In short, Obama needs bigger, bolder ideas for building new foundations for middle class prosperity in America. Fairness and shared sacrifice are important elements of such a message, but progressives should shy from overheated populist rhetoric. Middle class Americans are more concerned about increasing jobs and growth than reducing inequality, and they are more interested in creating a climate conducive to entrepreneurship and business success than a hostile environment for corporations.

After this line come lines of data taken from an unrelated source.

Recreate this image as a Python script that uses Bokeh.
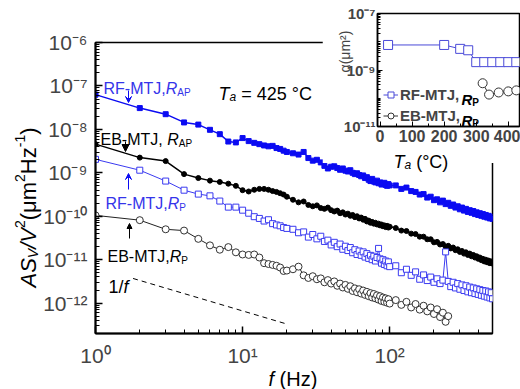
import math
from bokeh.plotting import figure
from bokeh.models import (FixedTicker, CustomJSTickFormatter, Label, Arrow, VeeHead,
                          NormalHead, Legend, LegendItem)
from bokeh.layouts import column
from bokeh.embed import file_html
from bokeh.resources import INLINE

# ---------------- data ----------------
# frequency grid of the sampled points (Hz)
freq = (list(range(1, 21)) + list(range(22, 101, 2)) + list(range(110, 501, 10)))
freq_eb_p = (list(range(1, 21)) + list(range(22, 101, 2)) + list(range(110, 251, 10)))

# log10 of A*S_V/V^2 (um^2 Hz^-1)
rf_ap_exp = [
    -7.20, -7.51, -7.65, -7.84, -7.89, -8.01, -8.11, -8.28, -8.30, -8.20,
    -8.27, -8.31, -8.34, -8.37, -8.39, -8.38, -8.43, -8.45, -8.49, -8.52,
    -8.55, -8.58, -8.52, -8.66, -8.72, -8.70, -8.76, -8.84, -8.90, -8.86,
    -8.85, -8.89, -8.93, -8.90, -8.95, -8.97, -8.94, -9.00, -9.03, -9.01,
    -9.05, -9.08, -9.06, -9.12, -9.10, -9.16, -9.19, -9.14, -9.20, -9.22,
    -9.18, -9.24, -9.22, -9.27, -9.25, -9.23, -9.28, -9.30, -9.26, -9.29,
    -9.29, -9.37, -9.34, -9.42, -9.44, -9.50, -9.49, -9.57, -9.55, -9.63,
    -9.61, -9.68, -9.64, -9.72, -9.69, -9.76, -9.73, -9.80, -9.77, -9.84,
    -9.80, -9.87, -9.83, -9.90, -9.86, -9.92, -9.88, -9.95, -9.91, -9.97,
    -9.93, -9.99, -9.95, -10.01, -9.97, -10.03, -9.99, -10.05, -10.01, -10.06]

eb_ap_exp = [
    -8.34, -8.65, -8.73, -9.03, -9.12, -9.18, -9.21, -9.25, -9.30, -9.40,
    -9.43, -9.39, -9.37, -9.37, -9.39, -9.42, -9.44, -9.47, -9.50, -9.55,
    -9.62, -9.68, -9.66, -9.74, -9.77, -9.75, -9.81, -9.83, -9.80, -9.86,
    -9.89, -9.87, -9.93, -9.91, -9.96, -9.94, -9.99, -9.97, -10.02, -10.00,
    -10.05, -10.03, -10.08, -10.06, -10.12, -10.10, -10.15, -10.13, -10.17, -10.15,
    -10.19, -10.17, -10.21, -10.19, -10.23, -10.21, -10.25, -10.22, -10.26, -10.24,
    -10.27, -10.33, -10.34, -10.40, -10.41, -10.47, -10.47, -10.53, -10.53, -10.60,
    -10.59, -10.65, -10.64, -10.70, -10.68, -10.74, -10.72, -10.78, -10.76, -10.82,
    -10.80, -10.86, -10.83, -10.89, -10.86, -10.92, -10.89, -10.95, -10.92, -10.98,
    -10.95, -11.01, -10.98, -11.04, -11.00, -11.06, -11.02, -11.08, -11.04, -11.09]

rf_p_exp = [
    -8.69, -8.94, -9.19, -9.40, -9.49, -9.53, -9.65, -9.79, -9.79, -9.86,
    -9.93, -10.01, -10.05, -10.11, -10.08, -10.17, -10.20, -10.22, -10.26, -10.28,
    -10.30, -10.38, -10.36, -10.48, -10.42, -10.52, -10.46, -10.58, -10.55, -10.66,
    -10.60, -10.70, -10.64, -10.76, -10.69, -10.79, -10.72, -10.84, -10.77, -10.88,
    -10.80, -10.90, -10.82, -10.94, -10.86, -10.97, -10.90, -11.00, -10.92, -11.03,
    -10.95, -10.74, -10.98, -11.08, -11.00, -11.11, -11.03, -11.14, -11.05, -11.16,
    -11.14, -11.30, -11.22, -11.36, -11.28, -11.45, -11.35, -11.48, -11.40, -11.52,
    -11.44, -11.55, -11.47, -10.82, -11.50, -11.62, -11.52, -11.65, -11.55, -11.68,
    -11.58, -11.71, -11.60, -11.74, -11.63, -11.76, -11.65, -11.78, -11.67, -11.80,
    -11.69, -11.82, -11.71, -11.84, -11.72, -11.86, -11.74, -11.88, -11.76, -11.90]

eb_p_exp = [
    -9.98, -10.09, -10.30, -10.33, -10.52, -10.67, -10.77, -10.71, -10.83, -10.88,
    -10.89, -10.88, -10.95, -11.08, -11.10, -11.12, -11.14, -11.18, -11.26, -11.25,
    -11.22, -11.16, -11.36, -11.42, -11.38, -11.45, -11.43, -11.52, -11.47, -11.55,
    -11.50, -11.60, -11.55, -11.64, -11.58, -11.67, -11.61, -11.72, -11.66, -11.75,
    -11.68, -11.78, -11.71, -11.81, -11.74, -11.84, -11.77, -11.87, -11.79, -11.89,
    -11.82, -11.92, -11.84, -11.95, -11.87, -11.97, -11.89, -11.99, -11.91, -12.01,
    -11.93, -12.04, -11.97, -12.10, -12.02, -12.15, -12.06, -12.19, -12.10, -12.25,
    -12.14, -12.32, -12.22, -12.43, -12.30]

# 1/f guide line
guide_f = [1.8, 20.0]
guide_s = [3.7e-12, 3.3e-13]

# inset: alpha vs annealing temperature
ta_rf = [25, 200, 250, 275, 300, 325, 350, 375, 400, 425]
alpha_rf = [7.7e-9, 7.7e-9, 5.6e-9, 5.0e-9, 1.9e-9, 1.9e-9, 1.9e-9, 1.9e-9, 1.9e-9, 1.9e-9]
ta_eb = [320, 340, 370, 400, 425]
alpha_eb = [3.4e-10, 1.35e-10, 1.6e-10, 1.75e-10, 1.9e-10]

main_xticks = [1, 10, 100]
main_yticks = [1e-12, 1e-11, 1e-10, 1e-9, 1e-8, 1e-7, 1e-6]
inset_xticks = [0, 100, 200, 300, 400]
inset_yticks = [1e-11, 1e-9, 1e-7]

# ---------------- styling helpers ----------------
FONT = "Liberation Sans"
BLUE = "#0b0bf2"
BLUE_OPEN = "#3a3af0"
BLUE_TXT = "#3434ea"
INSET_BLUE = "#4a4ad8"
WIDTH, HEIGHT = 520, 389

W = {'A': 667, 'B': 667, 'C': 722, 'E': 667, 'F': 611, 'H': 722, 'J': 500, 'M': 833,
     'P': 667, 'R': 722, 'S': 667, 'T': 611, 'V': 667, 'a': 556, 'f': 278, 'm': 833,
     'z': 500, '\u03bc': 576, '\u03b1': 578, '(': 333, ')': 333, '-': 333, ',': 278,
     ' ': 278, '/': 278, '=': 584, '\u00b0': 400}


def tw(s, size):
    return sum(W.get(c, 556) for c in s) * size / 1000.0


SUP_JS = """
const m = {'-':'\u207b','0':'\u2070','1':'\u00b9','2':'\u00b2','3':'\u00b3','4':'\u2074',
           '5':'\u2075','6':'\u2076','7':'\u2077','8':'\u2078','9':'\u2079'};
const e = Math.round(Math.log10(tick));
return '10' + String(e).split('').map(c => m[c]).join('');
"""


def no_align(fig):
    try:
        fig.frame_align = False
    except Exception:
        pass


# ---------------- main plot ----------------
p = figure(width=WIDTH, height=HEIGHT, x_axis_type="log", y_axis_type="log",
           x_range=(1, 500), y_range=(2e-13, 1e-6),
           output_backend="svg", toolbar_location=None,
           min_border_left=95, min_border_right=28, min_border_top=42, min_border_bottom=56)
no_align(p)
p.xgrid.visible = False
p.ygrid.visible = False
p.outline_line_color = "black"
p.outline_line_width = 1.5

for ax in (p.xaxis[0], p.yaxis[0]):
    ax.axis_line_width = 2
    ax.major_tick_in = 7
    ax.major_tick_out = 0
    ax.minor_tick_in = 4
    ax.minor_tick_out = 0
    ax.major_tick_line_width = 1.5
    ax.minor_tick_line_width = 1
    ax.major_label_text_font = FONT
    ax.major_label_text_font_size = "21px"
    ax.formatter = CustomJSTickFormatter(code=SUP_JS)

p.xaxis.ticker = FixedTicker(ticks=main_xticks,
                             minor_ticks=[m * 10 ** k for k in range(3) for m in range(2, 10) if m * 10 ** k <= 500])
p.yaxis.ticker = FixedTicker(ticks=main_yticks,
                             minor_ticks=[m * 10.0 ** k for k in range(-13, -6) for m in range(2, 10)])
p.xaxis.major_label_standoff = 10
p.yaxis.major_label_standoff = 8

p.line(freq, [10 ** v for v in rf_ap_exp], line_color=BLUE, line_width=1.5)
p.scatter(freq, [10 ** v for v in rf_ap_exp], marker="square", size=5, color=BLUE)

p.line(freq, [10 ** v for v in eb_ap_exp], line_color="black", line_width=1.5)
p.scatter(freq, [10 ** v for v in eb_ap_exp], marker="circle", size=5, color="black")

p.line(freq, [10 ** v for v in rf_p_exp], line_color=BLUE_OPEN, line_width=1)
p.scatter(freq, [10 ** v for v in rf_p_exp], marker="square", size=6, line_color=BLUE_OPEN,
          fill_color="white", line_width=1)

p.line(freq_eb_p, [10 ** v for v in eb_p_exp], line_color="#222222", line_width=1)
p.scatter(freq_eb_p, [10 ** v for v in eb_p_exp], marker="circle", size=7, line_color="#333333",
          fill_color="white", line_width=1)

p.line(guide_f, guide_s, line_color="black", line_width=1, line_dash="5 4")


def mconv(px, py):
    # page pixel -> main frame screen units
    return px - 95, 333 - py


def arrow(px, py0, py1, color, head):
    x0, y0 = mconv(px, py0)
    x1, y1 = mconv(px, py1)
    p.add_layout(Arrow(end=head, x_start=x0, y_start=y0, x_end=x1, y_end=y1,
                       start_units="screen", end_units="screen", line_color=color, line_width=1))


arrow(128, 90, 102, BLUE, VeeHead(size=6, line_color=BLUE, fill_color=BLUE, line_width=1))
arrow(125, 141, 151, "black", NormalHead(size=7, fill_color="black", line_color="black"))
arrow(128, 189, 173, BLUE, VeeHead(size=6, line_color=BLUE, fill_color=BLUE, line_width=1))
arrow(129, 238, 223, "black", NormalHead(size=5, fill_color="black", line_color="black"))

# ---------------- inset ----------------
ins = figure(width=198, height=163, y_axis_type="log", x_range=(-8, 435), y_range=(1e-11, 1e-7),
             output_backend="svg", toolbar_location=None,
             min_border_left=55, min_border_right=1, min_border_top=13, min_border_bottom=37)
no_align(ins)
ins.margin = (-HEIGHT, 0, HEIGHT - 163, 322)
ins.xgrid.visible = False
ins.ygrid.visible = False
ins.outline_line_color = "black"
ins.outline_line_width = 1.5

for ax in (ins.xaxis[0], ins.yaxis[0]):
    ax.axis_line_width = 1.5
    ax.major_tick_in = 5
    ax.major_tick_out = 0
    ax.minor_tick_in = 3
    ax.minor_tick_out = 0
    ax.major_label_text_font = FONT
    ax.major_label_text_font_style = "bold"

ins.xaxis.major_label_text_font_size = "16px"
ins.yaxis.major_label_text_font_size = "15px"
ins.xaxis.ticker = FixedTicker(ticks=inset_xticks, minor_ticks=[50, 150, 250, 350])
ins.xaxis.major_label_standoff = 3
ins.yaxis.ticker = FixedTicker(ticks=inset_yticks,
                               minor_ticks=[m * 10.0 ** k for k in range(-11, -7) for m in range(2, 11)])
ins.yaxis.formatter = CustomJSTickFormatter(code=SUP_JS)
ins.yaxis.major_label_standoff = 2

rf_l = ins.line(ta_rf, alpha_rf, line_color=INSET_BLUE, line_width=1)
rf_s = ins.scatter(ta_rf, alpha_rf, marker="square", size=9, line_color=INSET_BLUE,
                   fill_color="white", line_width=1)
eb_l = ins.line(ta_eb, alpha_eb, line_color="#333333", line_width=1)
eb_s = ins.scatter(ta_eb, alpha_eb, marker="circle", size=9, line_color="#333333",
                   fill_color="white", line_width=1)

leg = Legend(items=[LegendItem(label="RF-MTJ,", renderers=[rf_l, rf_s]),
                    LegendItem(label="EB-MTJ,", renderers=[eb_l, eb_s])],
             location=(6, 0), margin=0, padding=0, spacing=0,
             glyph_width=15, glyph_height=21, label_height=21, label_standoff=2,
             label_text_font=FONT, label_text_font_size="15px", label_text_font_style="bold",
             border_line_color=None, background_fill_alpha=0)
ins.add_layout(leg)

# ---------------- transparent text layer over everything ----------------
ov = figure(width=WIDTH, height=HEIGHT, x_range=(0, 1), y_range=(0, 1),
            x_axis_location=None, y_axis_location=None,
            output_backend="svg", toolbar_location=None,
            min_border_left=0, min_border_right=0, min_border_top=0, min_border_bottom=0)
no_align(ov)
ov.margin = (-HEIGHT, 0, 0, 0)
ov.xgrid.visible = False
ov.ygrid.visible = False
ov.outline_line_color = None
ov.background_fill_color = None
ov.border_fill_color = None


def rich(px, py, parts, color="black", angle=0.0):
    x, y = px, HEIGHT - py
    adv = 0.0
    for text, size, style, shift in parts:
        body = text.lstrip(" ")
        adv += tw(text[:len(text) - len(body)], size)   # leading spaces are advanced by hand
        if angle == 0.0:
            lx, ly = x + adv, y - shift
        else:
            lx, ly = x + shift, y + adv
        ov.add_layout(Label(x=lx, y=ly, x_units="screen", y_units="screen", text=body,
                            text_font=FONT, text_font_size=f"{size}px", text_font_style=style,
                            text_color=color, text_align="left", text_baseline="alphabetic",
                            angle=angle))
        adv += tw(body, size)


# main annotations
rich(103, 88, [("RF-MTJ,", 16, "normal", 0), ("R", 16, "italic", 0), ("AP", 10, "normal", 4)], BLUE_TXT)
rich(218, 93, [("T", 18, "italic", 0), ("a", 12, "italic", 3), (" = 425 \u00b0C", 18, "normal", 0)])
rich(100, 139, [("EB-MTJ, ", 16, "normal", 0), ("R", 16, "italic", 0), ("AP", 10, "normal", 4)])
rich(105, 203, [("RF-MTJ,", 16, "normal", 0), ("R", 16, "italic", 0), ("P", 10, "normal", 4)], BLUE_TXT)
rich(107, 256, [("EB-MTJ,", 16, "normal", 0), ("R", 16, "italic", 0), ("P", 10, "normal", 4)])
rich(108, 286, [("1/", 18, "normal", 0), ("f", 18, "italic", 0)])

# main axis titles
rich(268, 378, [("f", 20, "italic", 0), (" (Hz)", 20, "normal", 0)])
rich(28, 287, [("AS", 22, "italic", 0), ("V", 14, "italic", 4), ("/V", 22, "italic", 0),
               ("2", 14, "normal", -9), ("(\u03bcm", 22, "normal", 0), ("2", 14, "normal", -9),
               ("Hz", 22, "normal", 0), ("-1", 14, "normal", -9), (")", 22, "normal", 0)],
     angle=math.pi / 2)

# inset texts
rich(461, 99, [("R", 15, "bold italic", 0), ("P", 10, "bold", 3)])
rich(461, 120, [("R", 15, "bold italic", 0), ("P", 10, "bold", 3)])
ov.add_layout(Label(x=344, y=HEIGHT - 51, x_units="screen", y_units="screen",
                    text="\u03b1(\u03bcm\u00b2)", text_font=FONT, text_font_size="14px",
                    text_align="center", text_baseline="alphabetic", angle=math.pi / 2))
rich(393, 161, [("T", 18, "italic", 0), ("a", 12, "italic", 3), (" (\u00b0C)", 18, "normal", 0)])

layout = column(p, ins, ov)
open("out.html", "w").write(file_html(layout, INLINE))
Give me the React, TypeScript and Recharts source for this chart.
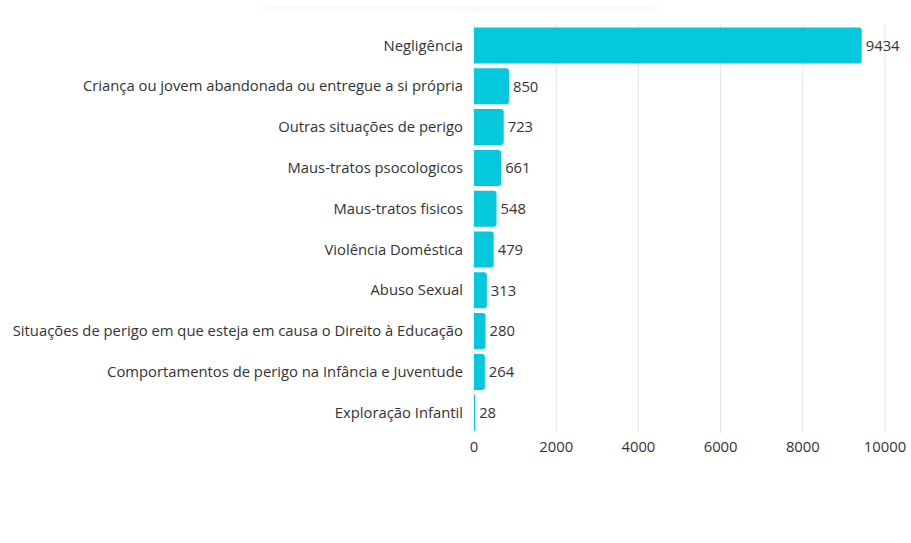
import { Bar, BarChart, CartesianGrid, LabelList, XAxis, YAxis } from "recharts";

const categories = [
  "Negligência",
  "Criança ou jovem abandonada ou entregue a si própria",
  "Outras situações de perigo",
  "Maus-tratos psocologicos",
  "Maus-tratos fisicos",
  "Violência Doméstica",
  "Abuso Sexual",
  "Situações de perigo em que esteja em causa o Direito à Educação",
  "Comportamentos de perigo na Infância e Juventude",
  "Exploração Infantil",
];

const counts = [9434, 850, 723, 661, 548, 479, 313, 280, 264, 28];

const xTicks = [0, 2000, 4000, 6000, 8000, 10000];

const data = categories.map((name, i) => ({ name, value: counts[i] }));

const font = "'Open Sans', sans-serif";
const textColor = "#333333";

export default function App() {
  return (
    <div style={{ position: "absolute", left: 0, top: 0, width: 911, height: 543, fontFamily: font }}>
      {/* faint shadow left over from a header above the chart */}
      <div
        style={{
          position: "absolute",
          left: 260,
          top: -14,
          width: 400,
          height: 20,
          borderRadius: 10,
          boxShadow: "0 4px 8px rgba(0,0,0,0.035)",
        }}
      />
      <BarChart
        width={911}
        height={543}
        data={data}
        layout="vertical"
        margin={{ top: 25, right: 26, bottom: 80, left: 0 }}
        barCategoryGap={2.5}
      >
        <CartesianGrid horizontal={false} stroke="#e3e3e3" />
        <XAxis
          type="number"
          domain={[0, 10000]}
          ticks={xTicks}
          axisLine={false}
          tickLine={false}
          height={30}
          tick={{ fill: textColor, fontSize: 14.8, fontFamily: font }}
        />
        <YAxis
          type="category"
          dataKey="name"
          width={474}
          axisLine={false}
          tickLine={false}
          tickMargin={5}
          interval={0}
          tick={{ fill: textColor, fontSize: 14.8, fontFamily: font }}
        />
        <Bar dataKey="value" fill="#05c8dc" radius={[0, 3, 3, 0]} isAnimationActive={false}>
          <LabelList
            dataKey="value"
            position="right"
            offset={4}
            fill={textColor}
            fontSize={14.8}
            fontFamily={font}
          />
        </Bar>
      </BarChart>
    </div>
  );
}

At the same time, Obama also must show more urgency about long-term deficit reduction. Getting America’s debts under control is the public’s second priority, after jobs, and is especially important to swing voters. This is a tricky issue for the president. Polls show that the public doesn’t relish paying higher taxes, and that it opposes cuts in entitlement programs, which are driving long-term spending growth. But experience suggests that Americans will support a balanced package of revenue increases and spending cuts that spreads the political pain more or less equally to both sides.
For reasons that still puzzle many, Obama failed to endorse just such a “grand bargain” when his own Fiscal Commission proposed it over a year ago. In the coming campaign, he should rectify that error and spell out clearly the specific fiscal goals he believes America must achieve in his second term, as well as the sacrifices both parties must make to get our debts under control. There’s no better way for Obama to demonstrate to independents his resolve to rise above party and steer both parties to a compromise that puts the nation’s interests first.
President Obama obviously must traverse a rockier, less welcoming political landscape in 2012 than four years ago. But with a little help from a brisker recovery, bigger ideas to expand middle class opportunity, a radicalized and divided opposition and the courage to rise above a destructive partisanship, he can find his way across.